**Exercise prompt:** Omit all pictures and transcribe only the lines in the entries below that run from the line with "Output the Python" through the line with "fig = plt.figure(figsize=(W".

**Data in this exercise:**
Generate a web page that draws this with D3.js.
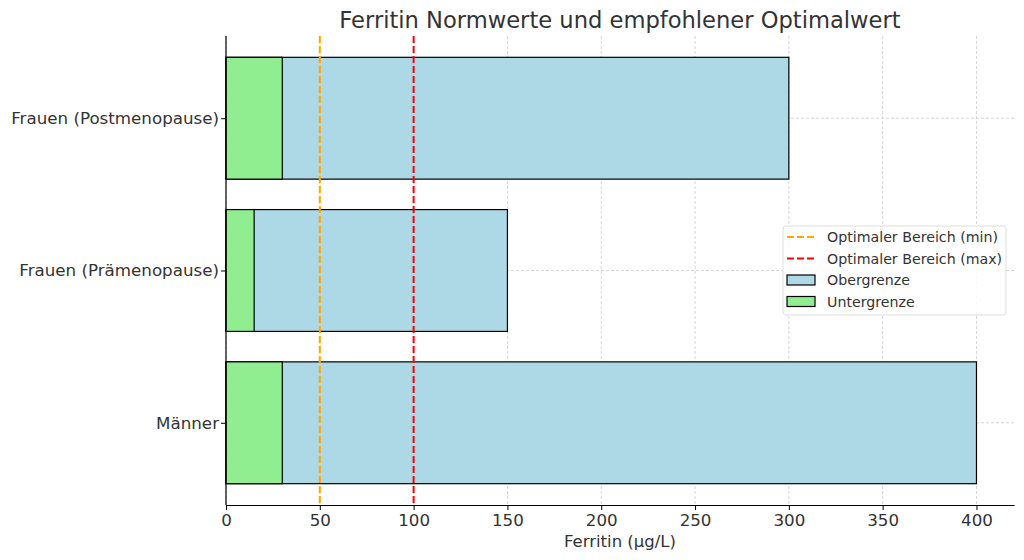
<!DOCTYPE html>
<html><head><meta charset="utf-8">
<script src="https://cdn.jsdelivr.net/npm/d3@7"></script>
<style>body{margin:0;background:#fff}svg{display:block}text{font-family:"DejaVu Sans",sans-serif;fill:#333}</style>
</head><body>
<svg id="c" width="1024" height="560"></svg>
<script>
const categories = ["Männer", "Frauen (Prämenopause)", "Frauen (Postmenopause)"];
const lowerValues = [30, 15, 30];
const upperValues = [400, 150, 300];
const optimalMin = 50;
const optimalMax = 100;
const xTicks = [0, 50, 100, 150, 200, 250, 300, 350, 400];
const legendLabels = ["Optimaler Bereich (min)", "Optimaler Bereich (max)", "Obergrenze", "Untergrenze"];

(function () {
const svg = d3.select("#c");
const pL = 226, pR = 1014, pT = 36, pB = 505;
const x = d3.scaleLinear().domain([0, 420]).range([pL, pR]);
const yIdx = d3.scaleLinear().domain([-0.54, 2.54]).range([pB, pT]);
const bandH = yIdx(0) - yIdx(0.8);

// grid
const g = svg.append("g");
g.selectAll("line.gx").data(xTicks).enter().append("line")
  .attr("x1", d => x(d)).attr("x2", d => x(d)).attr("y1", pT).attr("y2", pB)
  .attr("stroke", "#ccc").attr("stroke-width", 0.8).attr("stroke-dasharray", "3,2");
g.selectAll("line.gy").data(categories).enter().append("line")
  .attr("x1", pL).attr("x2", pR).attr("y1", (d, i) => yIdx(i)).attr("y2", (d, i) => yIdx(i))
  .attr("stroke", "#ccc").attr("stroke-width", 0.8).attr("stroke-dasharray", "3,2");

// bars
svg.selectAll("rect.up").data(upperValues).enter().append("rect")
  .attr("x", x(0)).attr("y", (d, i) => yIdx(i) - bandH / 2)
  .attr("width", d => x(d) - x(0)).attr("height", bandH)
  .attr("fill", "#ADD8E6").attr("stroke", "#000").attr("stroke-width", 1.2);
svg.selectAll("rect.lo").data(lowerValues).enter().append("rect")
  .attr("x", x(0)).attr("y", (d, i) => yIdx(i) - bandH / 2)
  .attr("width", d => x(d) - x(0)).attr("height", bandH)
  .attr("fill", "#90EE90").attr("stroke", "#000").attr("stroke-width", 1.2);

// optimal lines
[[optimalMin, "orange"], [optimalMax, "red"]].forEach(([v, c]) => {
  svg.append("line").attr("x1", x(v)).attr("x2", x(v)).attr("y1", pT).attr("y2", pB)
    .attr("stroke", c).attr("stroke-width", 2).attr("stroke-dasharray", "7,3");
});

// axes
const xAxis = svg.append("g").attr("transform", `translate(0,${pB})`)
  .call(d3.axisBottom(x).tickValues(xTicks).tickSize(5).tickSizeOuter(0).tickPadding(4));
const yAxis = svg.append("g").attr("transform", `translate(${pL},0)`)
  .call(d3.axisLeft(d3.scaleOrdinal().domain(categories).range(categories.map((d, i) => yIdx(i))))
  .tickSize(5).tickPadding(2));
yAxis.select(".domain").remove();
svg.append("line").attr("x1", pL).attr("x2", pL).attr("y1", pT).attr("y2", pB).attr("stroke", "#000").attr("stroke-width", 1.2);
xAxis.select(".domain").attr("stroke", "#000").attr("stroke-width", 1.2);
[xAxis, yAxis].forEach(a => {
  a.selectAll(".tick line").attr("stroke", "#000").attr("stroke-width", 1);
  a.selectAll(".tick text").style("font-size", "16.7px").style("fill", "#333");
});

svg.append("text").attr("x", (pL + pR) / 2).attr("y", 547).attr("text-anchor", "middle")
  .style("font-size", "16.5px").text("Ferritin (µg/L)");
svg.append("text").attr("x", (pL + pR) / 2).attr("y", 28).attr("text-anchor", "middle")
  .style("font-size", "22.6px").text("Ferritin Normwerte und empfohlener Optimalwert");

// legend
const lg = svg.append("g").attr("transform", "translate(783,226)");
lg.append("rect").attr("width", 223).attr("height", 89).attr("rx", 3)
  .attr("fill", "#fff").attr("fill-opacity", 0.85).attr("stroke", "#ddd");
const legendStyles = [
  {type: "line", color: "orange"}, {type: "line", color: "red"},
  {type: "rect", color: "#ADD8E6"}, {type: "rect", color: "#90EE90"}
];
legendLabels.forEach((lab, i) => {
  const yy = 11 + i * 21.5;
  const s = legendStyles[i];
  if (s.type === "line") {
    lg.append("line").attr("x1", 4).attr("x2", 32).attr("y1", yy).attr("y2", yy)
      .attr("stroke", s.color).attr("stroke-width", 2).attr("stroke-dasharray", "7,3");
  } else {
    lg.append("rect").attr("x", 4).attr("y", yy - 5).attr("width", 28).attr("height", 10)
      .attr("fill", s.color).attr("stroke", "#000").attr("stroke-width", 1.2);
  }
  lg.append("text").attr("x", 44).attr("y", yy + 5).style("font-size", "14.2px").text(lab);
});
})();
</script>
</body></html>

* * *

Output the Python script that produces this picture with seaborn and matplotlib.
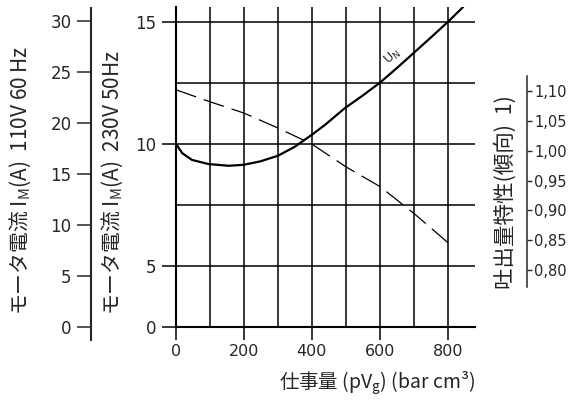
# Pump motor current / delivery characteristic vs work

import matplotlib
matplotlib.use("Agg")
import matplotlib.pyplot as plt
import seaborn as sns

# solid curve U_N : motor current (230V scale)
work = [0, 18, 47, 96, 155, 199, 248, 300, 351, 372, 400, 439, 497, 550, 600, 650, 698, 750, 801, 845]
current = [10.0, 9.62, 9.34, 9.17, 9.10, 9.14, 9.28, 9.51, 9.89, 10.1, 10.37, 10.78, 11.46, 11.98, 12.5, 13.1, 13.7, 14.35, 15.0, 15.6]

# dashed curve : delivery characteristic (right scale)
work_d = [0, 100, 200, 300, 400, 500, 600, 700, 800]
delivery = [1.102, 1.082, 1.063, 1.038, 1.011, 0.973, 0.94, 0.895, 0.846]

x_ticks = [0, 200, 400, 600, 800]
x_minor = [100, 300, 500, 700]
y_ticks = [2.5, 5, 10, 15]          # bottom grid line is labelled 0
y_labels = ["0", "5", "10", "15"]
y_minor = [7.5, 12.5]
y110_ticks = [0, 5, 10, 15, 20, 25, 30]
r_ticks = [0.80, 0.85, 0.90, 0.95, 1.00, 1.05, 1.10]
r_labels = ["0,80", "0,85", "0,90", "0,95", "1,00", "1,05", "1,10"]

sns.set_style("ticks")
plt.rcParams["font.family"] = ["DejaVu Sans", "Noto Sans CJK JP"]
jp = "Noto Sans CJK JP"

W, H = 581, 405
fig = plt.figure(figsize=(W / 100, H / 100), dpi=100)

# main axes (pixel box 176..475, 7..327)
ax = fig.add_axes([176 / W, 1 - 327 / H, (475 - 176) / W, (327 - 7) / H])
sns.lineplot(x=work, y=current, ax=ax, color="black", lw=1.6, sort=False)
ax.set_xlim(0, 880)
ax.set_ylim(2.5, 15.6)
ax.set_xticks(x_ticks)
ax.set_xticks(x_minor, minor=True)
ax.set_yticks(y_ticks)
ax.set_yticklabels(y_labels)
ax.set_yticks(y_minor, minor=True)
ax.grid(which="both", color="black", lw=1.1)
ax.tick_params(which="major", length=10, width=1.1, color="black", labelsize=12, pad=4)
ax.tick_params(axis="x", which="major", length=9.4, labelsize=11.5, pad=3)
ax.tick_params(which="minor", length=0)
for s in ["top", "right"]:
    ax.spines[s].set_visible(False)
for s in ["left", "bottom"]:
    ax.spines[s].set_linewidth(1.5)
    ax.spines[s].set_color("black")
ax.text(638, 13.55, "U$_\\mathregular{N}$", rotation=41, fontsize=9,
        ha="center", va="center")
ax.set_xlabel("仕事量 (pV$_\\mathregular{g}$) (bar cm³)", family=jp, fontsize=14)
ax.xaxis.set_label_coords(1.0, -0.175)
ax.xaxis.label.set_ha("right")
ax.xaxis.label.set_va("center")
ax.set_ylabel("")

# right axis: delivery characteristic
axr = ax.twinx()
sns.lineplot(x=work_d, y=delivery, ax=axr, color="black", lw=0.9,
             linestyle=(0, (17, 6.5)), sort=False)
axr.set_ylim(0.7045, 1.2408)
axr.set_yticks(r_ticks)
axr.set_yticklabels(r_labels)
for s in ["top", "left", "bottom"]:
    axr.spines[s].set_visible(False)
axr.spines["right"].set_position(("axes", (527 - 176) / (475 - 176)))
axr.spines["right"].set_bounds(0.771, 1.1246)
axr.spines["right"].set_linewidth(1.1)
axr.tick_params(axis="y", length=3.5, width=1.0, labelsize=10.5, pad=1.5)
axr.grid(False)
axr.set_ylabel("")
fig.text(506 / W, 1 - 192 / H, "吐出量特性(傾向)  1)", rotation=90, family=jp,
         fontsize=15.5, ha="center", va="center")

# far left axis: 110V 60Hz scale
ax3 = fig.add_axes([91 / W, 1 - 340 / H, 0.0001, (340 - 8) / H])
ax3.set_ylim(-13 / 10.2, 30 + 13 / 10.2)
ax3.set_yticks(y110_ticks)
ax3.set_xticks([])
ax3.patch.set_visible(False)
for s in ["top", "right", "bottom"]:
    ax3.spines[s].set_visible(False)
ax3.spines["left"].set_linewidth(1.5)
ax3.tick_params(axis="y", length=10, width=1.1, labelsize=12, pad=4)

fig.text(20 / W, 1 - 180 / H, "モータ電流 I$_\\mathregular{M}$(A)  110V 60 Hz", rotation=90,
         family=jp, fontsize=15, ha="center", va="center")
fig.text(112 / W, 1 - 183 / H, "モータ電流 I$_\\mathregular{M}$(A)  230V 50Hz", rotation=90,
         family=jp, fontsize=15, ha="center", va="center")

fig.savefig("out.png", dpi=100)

...

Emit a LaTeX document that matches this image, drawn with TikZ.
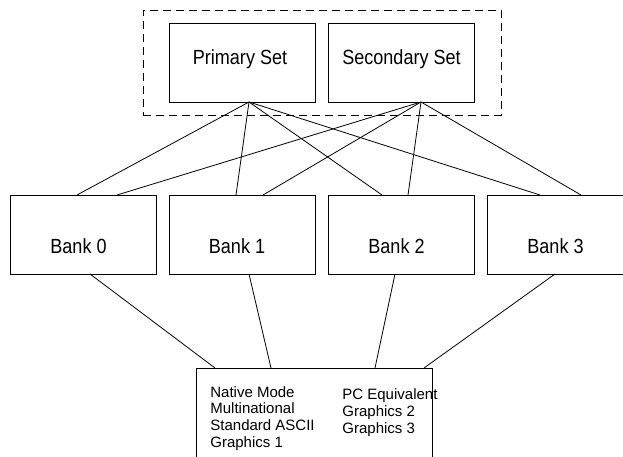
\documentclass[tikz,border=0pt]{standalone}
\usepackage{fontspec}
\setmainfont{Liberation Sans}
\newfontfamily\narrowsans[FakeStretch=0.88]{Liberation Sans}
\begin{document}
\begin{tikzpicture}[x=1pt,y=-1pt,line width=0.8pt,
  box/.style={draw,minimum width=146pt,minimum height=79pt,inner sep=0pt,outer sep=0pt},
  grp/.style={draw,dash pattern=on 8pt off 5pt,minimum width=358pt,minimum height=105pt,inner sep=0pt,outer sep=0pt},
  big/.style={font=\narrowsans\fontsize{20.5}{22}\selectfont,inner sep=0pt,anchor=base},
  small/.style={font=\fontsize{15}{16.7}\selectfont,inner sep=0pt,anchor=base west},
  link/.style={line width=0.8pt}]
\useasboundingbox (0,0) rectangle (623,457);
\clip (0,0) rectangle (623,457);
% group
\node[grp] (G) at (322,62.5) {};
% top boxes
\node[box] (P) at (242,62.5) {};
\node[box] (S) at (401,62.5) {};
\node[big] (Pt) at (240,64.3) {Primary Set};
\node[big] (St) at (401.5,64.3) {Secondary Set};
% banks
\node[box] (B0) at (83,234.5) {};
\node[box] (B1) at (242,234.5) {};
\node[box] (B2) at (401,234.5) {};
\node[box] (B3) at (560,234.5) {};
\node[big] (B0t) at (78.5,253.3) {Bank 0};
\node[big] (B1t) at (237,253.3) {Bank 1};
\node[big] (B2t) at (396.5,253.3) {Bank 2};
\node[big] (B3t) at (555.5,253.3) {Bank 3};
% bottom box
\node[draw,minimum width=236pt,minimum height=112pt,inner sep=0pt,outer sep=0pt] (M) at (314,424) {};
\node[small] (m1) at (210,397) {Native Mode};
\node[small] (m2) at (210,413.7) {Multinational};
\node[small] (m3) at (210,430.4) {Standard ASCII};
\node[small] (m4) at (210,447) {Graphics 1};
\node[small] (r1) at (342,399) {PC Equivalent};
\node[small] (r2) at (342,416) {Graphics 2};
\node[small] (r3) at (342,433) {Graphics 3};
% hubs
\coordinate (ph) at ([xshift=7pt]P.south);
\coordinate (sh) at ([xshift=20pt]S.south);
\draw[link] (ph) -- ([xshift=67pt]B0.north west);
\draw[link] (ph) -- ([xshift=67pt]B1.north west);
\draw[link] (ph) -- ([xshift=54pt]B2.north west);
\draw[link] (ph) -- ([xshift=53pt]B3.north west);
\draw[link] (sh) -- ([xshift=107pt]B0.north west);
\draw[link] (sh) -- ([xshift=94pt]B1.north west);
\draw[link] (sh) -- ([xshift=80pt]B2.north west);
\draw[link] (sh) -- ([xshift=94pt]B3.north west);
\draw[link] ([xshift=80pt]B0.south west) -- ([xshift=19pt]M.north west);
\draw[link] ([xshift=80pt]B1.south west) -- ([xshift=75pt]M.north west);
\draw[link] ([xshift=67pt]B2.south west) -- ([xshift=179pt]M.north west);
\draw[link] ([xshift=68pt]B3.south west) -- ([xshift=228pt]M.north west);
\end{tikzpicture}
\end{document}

**Output for this task:**
Output the Python script that produces this picture with seaborn and matplotlib.
# Pump motor current / delivery characteristic vs work

import matplotlib
matplotlib.use("Agg")
import matplotlib.pyplot as plt
import seaborn as sns

# solid curve U_N : motor current (230V scale)
work = [0, 18, 47, 96, 155, 199, 248, 300, 351, 372, 400, 439, 497, 550, 600, 650, 698, 750, 801, 845]
current = [10.0, 9.62, 9.34, 9.17, 9.10, 9.14, 9.28, 9.51, 9.89, 10.1, 10.37, 10.78, 11.46, 11.98, 12.5, 13.1, 13.7, 14.35, 15.0, 15.6]

# dashed curve : delivery characteristic (right scale)
work_d = [0, 100, 200, 300, 400, 500, 600, 700, 800]
delivery = [1.102, 1.082, 1.063, 1.038, 1.011, 0.973, 0.94, 0.895, 0.846]

x_ticks = [0, 200, 400, 600, 800]
x_minor = [100, 300, 500, 700]
y_ticks = [2.5, 5, 10, 15]          # bottom grid line is labelled 0
y_labels = ["0", "5", "10", "15"]
y_minor = [7.5, 12.5]
y110_ticks = [0, 5, 10, 15, 20, 25, 30]
r_ticks = [0.80, 0.85, 0.90, 0.95, 1.00, 1.05, 1.10]
r_labels = ["0,80", "0,85", "0,90", "0,95", "1,00", "1,05", "1,10"]

sns.set_style("ticks")
plt.rcParams["font.family"] = ["DejaVu Sans", "Noto Sans CJK JP"]
jp = "Noto Sans CJK JP"

W, H = 581, 405
fig = plt.figure(figsize=(W / 100, H / 100), dpi=100)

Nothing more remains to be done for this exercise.